<選択制緘黙> 「話さない」のではなく、「話せない」のです。
最近よくお目にかかるさまざまな問題についてこれから少し取り上げています。今日は「限局性恐怖症」について。
ただし私は臨床心理士ですが、医者ではありません。ですから疾患を診断する立場ではありません。また、もしあなたこれから述べていくような症状に当てはまるとしても、自己判断で判断せず、お近くの信頼できる病院に行って専門の診断をしてもらってください。
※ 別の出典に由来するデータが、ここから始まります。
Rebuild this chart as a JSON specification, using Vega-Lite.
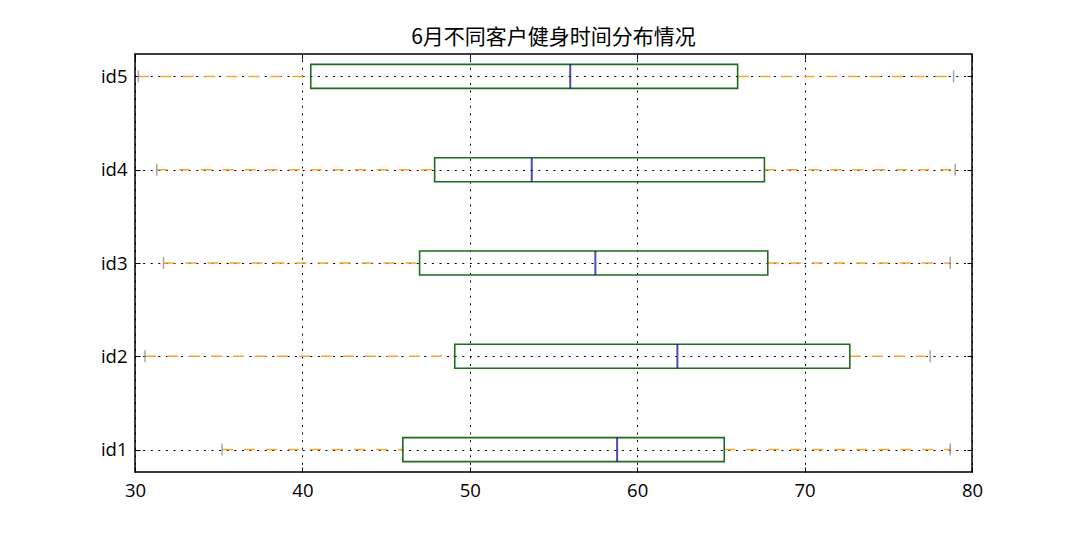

さて、今回紹介するのは、特定の状況や事物への恐怖と不安に襲われてしまう状態。前回取り上げた「全般性」の不安ではなく、特定の状況・事物への恐怖・不安であり「限局性恐怖症」と呼ばれます。有名なところでは「高所恐怖症」「閉所恐怖症」などがありますね。以前関わったA君は「先端恐怖」だったようで、はさみなど先がとがったものがとても苦手でした。ですから散髪に行けません。髪の毛は伸び放題でした。
米国精神医学会「精神疾患の分類と診断の手引き(DSM-5)」によると、限局性恐怖症は
A.特定の対象または状況への顕著な恐怖と不安
B.その恐怖の対象または状況がほとんどいつも、即時、恐怖や不安を誘発する
C.その恐怖の対象または状況は積極的に避けられる、または、強い恐怖や不安を感じながら耐え忍ばれている。
D.その恐怖または不安は、特定の対象や状況によって引き起こされる実際の危険性や社会文化的状況に釣り合わない。
E.その恐怖、不安、なたは回避は持続的であり、典型的には6ヵ月以上続いている。
などの診断基準によって診断されます。
もっと具体的に言えば次のような下位分類があります。
動物(例:クモ、虫、犬) 、自然環境(例:高所、嵐、水) 、血液・注射・負傷(例:注射針、侵襲的な医療処置) 、状況(例:航空機、アレベーター、閉所) 、その他(例:窒息やおう吐につながる状況;子どもでは大きな音や着ぐるみ)などなどです。
確かに、高所や閉所、クモや虫、注射や飛行機などは誰でも少しは恐怖や不安を感じますが、それが日常生活にも苦痛や機能障害を及ぼすようになると、治療の対象となるというわけです。ご本人にとっては本当に苦痛だと思います。